Altogether, The Skilled Labourer is a book which puts every student of history very deeply in the debt of Mr. and Mrs. Hammond.

IN THE SIDE SHOWS: OBSERVATIONS BY A FLIER ON FIVE FRONTS. By Captain Wedgwood Benn, M.P., D.S.O., D.F.C. Hodder & Stoughton. 12s. net.

Captain Wedgwood Benn's experiences in the side shows may well fill with envy those whose lot was cast in the main theatre of the war. We confess that we took up his book rather doubtfully—for who was not long ago surfeited with stories from the front? But we found it, after all, full of diverting adventures in many lands, as well as in the water and the air. It is written straightforwardly, without that straining after effect which marred so many of its kind. Captain Benn began his military career in 1914 in the Middlesex Yeomanry. He was bored, like every one else, at Ismailia: he fought and was bored again at Gallipoli. Then he was fortunate enough to get into the Naval Air Service. He flew in the Mediterranean and the Red Sea. He bombed the Turks near Aden, passed the time of day over the telephone to the King of the Hedjâz at Mecca, made a brief "Cook's Tour" to the Sudan and was presently "observing" in Palestine, blowing up portions of the Bagdad Railway, and commanding an astounding mixed force of British soldiers and French sailors in Castelorizo, near Adalin. After this he comes home on leave, gets his "wings," and is off to Taranto to join the Adriatic Barrage, the aerial force whose task was to keep the Austrian submarines out of the Mediterranean. Finally, after Caporetto, he is on the Piave fronts attached to General Plumer's force. He apparently managed from there to do a good deal of sight-seeing up and down Italy, and he has some amusing tales of the people and places he visited. He also took part in the melodramatic adventure of Alessandro Tandura, the Italian spy who was dropped from an aeroplane in the Austrian lines. This is the best adventure in the book, and must be read to be properly appreciated.

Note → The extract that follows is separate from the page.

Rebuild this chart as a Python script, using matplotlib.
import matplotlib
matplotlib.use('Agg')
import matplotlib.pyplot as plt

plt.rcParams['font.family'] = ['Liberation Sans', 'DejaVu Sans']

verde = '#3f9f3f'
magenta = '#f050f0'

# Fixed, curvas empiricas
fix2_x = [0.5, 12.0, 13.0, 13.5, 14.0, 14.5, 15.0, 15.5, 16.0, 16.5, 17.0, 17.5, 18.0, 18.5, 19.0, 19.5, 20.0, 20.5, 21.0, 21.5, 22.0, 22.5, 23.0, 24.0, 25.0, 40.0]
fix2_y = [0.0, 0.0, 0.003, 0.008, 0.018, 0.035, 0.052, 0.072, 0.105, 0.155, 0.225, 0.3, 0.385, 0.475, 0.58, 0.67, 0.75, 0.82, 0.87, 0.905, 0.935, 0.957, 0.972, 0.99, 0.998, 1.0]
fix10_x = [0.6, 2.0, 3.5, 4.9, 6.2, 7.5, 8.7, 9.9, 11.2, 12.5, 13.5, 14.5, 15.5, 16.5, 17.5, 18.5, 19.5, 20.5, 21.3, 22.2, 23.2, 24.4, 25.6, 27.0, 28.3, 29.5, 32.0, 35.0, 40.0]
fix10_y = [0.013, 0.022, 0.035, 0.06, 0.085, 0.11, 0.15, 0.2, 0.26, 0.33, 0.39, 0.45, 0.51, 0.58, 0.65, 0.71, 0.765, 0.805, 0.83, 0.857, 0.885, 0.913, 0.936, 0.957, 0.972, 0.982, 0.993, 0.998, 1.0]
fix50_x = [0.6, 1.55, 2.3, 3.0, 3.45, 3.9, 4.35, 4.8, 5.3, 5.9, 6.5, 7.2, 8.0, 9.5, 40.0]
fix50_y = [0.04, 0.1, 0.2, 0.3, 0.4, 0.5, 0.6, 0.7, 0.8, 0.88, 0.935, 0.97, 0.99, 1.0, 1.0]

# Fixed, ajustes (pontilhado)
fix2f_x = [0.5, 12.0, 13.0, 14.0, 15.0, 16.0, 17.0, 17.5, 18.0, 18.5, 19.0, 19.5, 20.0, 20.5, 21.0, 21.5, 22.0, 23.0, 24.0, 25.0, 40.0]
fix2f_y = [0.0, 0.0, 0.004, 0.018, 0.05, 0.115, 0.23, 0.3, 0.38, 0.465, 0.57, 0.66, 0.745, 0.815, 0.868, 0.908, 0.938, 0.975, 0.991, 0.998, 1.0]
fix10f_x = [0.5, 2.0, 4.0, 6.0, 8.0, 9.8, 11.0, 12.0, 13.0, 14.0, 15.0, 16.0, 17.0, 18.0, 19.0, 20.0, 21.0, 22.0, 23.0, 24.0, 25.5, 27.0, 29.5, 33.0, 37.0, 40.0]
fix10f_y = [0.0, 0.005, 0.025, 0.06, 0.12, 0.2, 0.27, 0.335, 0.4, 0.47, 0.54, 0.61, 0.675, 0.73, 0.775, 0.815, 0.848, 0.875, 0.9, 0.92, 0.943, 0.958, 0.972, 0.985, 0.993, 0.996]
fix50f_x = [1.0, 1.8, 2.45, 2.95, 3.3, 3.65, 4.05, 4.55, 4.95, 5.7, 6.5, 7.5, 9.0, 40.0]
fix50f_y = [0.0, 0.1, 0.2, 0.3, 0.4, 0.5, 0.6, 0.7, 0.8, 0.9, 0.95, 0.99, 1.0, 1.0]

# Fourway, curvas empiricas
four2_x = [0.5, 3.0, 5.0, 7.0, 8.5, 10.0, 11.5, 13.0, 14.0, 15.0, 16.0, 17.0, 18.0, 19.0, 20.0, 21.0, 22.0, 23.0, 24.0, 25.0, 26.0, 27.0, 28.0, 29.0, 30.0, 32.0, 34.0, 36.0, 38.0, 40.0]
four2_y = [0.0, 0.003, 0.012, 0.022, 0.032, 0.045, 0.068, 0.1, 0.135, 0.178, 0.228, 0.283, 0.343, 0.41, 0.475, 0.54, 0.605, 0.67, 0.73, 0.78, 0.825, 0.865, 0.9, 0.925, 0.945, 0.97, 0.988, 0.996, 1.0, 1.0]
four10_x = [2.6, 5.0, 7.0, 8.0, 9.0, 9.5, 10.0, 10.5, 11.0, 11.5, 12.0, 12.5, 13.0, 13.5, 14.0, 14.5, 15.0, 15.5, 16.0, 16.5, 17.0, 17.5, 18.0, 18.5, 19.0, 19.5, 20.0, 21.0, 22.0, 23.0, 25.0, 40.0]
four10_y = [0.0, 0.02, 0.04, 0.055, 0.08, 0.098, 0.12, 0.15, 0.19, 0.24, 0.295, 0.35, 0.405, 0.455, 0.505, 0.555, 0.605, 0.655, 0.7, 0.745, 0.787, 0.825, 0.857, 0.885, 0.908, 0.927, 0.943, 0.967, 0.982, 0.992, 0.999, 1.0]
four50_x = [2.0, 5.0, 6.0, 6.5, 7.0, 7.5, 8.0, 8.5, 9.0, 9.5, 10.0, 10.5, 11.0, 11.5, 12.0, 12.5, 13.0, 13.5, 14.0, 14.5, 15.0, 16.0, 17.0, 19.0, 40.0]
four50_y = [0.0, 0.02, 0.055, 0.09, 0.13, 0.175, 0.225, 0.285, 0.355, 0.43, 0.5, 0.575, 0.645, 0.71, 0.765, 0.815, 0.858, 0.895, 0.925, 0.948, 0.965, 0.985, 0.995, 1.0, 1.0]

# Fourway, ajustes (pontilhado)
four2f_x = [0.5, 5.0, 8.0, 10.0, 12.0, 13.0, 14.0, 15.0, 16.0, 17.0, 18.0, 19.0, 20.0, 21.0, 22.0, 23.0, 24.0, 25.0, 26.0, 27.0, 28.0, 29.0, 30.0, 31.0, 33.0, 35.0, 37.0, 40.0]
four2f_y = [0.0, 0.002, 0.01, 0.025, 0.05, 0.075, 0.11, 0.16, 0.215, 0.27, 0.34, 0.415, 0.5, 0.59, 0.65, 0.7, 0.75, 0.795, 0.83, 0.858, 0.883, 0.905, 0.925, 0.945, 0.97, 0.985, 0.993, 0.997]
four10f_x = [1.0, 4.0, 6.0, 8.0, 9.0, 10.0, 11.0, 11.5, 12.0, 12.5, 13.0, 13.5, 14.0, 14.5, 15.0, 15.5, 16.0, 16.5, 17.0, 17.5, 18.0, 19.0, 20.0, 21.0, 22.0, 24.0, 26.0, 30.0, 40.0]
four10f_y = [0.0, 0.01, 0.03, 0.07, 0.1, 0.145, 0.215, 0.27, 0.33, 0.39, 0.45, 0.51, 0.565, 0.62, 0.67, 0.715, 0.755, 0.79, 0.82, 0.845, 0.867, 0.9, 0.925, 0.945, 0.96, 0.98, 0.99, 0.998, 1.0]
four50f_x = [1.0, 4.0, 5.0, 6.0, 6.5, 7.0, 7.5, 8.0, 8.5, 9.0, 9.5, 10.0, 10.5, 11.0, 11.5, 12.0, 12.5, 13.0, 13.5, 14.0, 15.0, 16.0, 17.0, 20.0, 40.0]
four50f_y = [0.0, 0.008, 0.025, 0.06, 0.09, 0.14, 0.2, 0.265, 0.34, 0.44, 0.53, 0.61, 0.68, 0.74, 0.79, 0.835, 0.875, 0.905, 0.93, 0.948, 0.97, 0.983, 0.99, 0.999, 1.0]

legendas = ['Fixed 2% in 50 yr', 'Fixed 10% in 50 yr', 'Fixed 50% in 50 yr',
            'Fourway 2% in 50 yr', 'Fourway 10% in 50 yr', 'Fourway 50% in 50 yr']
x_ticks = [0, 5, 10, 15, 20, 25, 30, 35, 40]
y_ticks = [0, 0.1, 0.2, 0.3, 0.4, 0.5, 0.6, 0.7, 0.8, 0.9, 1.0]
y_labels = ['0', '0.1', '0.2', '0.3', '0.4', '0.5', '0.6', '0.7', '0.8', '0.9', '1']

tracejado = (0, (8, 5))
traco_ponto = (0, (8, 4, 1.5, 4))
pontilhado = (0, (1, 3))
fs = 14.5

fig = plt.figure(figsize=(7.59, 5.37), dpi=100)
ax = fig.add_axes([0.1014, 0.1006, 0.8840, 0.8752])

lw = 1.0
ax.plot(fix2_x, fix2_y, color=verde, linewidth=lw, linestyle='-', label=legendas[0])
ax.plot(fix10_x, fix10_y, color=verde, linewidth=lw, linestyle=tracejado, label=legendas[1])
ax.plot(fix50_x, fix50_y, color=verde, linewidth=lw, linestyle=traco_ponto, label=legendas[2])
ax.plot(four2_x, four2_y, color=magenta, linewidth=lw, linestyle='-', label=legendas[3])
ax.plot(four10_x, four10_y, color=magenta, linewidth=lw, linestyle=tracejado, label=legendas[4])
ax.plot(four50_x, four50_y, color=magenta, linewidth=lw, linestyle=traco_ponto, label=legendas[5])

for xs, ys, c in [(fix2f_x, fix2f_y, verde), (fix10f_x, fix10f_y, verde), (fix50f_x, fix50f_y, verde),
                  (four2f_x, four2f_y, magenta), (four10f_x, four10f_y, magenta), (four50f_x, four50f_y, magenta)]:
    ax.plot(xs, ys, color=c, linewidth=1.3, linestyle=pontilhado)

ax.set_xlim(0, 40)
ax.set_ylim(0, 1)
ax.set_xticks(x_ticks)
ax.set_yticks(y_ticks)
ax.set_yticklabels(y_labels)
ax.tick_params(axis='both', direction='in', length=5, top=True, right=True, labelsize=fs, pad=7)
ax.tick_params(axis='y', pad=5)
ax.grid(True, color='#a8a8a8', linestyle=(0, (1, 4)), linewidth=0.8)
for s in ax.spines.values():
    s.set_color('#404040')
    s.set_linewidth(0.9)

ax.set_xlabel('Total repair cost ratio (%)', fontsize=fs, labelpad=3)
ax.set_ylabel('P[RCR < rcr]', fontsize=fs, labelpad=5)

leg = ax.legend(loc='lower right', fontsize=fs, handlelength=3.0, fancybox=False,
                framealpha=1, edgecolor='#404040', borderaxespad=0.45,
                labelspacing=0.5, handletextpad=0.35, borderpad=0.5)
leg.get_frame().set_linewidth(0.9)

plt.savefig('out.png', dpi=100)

Now and then Captain Benn interrupts his narrative to discuss an idea or a problem. The most notable of these interludes is his criticism of our military system. He can find little to say in praise of it. The much-vaunted discipline seems to him to mean only mechanical obedience. The "system" puts a premium on waste of time, on the "spit and polish" spirit; it discourages ideas, imagination, initiative. And most of the higher officers are monuments of stupidity and ignorance. In all this there is no doubt much truth. But a good many of his readers will suspect that Captain Benn was exceptionally unfortunate in the senior officers he met.

IRELAND A NATION. By Robert Lynd. Grant Richards. 7s. 6d. net.

Many Englishmen are now sick of the "Irish Question"; many are ashamed of it. Some have argued an inconsistency between our attitude to Poland or Czecho-Slovakia or Jugo-Slavia and our attitude to Ireland. Others have come to feel that damage is done to our reputation abroad, both among friends and enemies, by our Irish policy. Mr. Lynd knows how to gauge public opinion here as well as in Ireland, and he seizes the opportunity to press home the point that the Irish problem is an international problem. His argument, which is as closely reasoned as it is eloquent, is that England can save herself and save the world only by saving Ireland. What does saving Ireland mean? "It means," says Mr. Lynd, "the immediate surrender of Ireland into the hands of the Irish people, to rule it either as a republic or a dominion, according as the people themselves decide."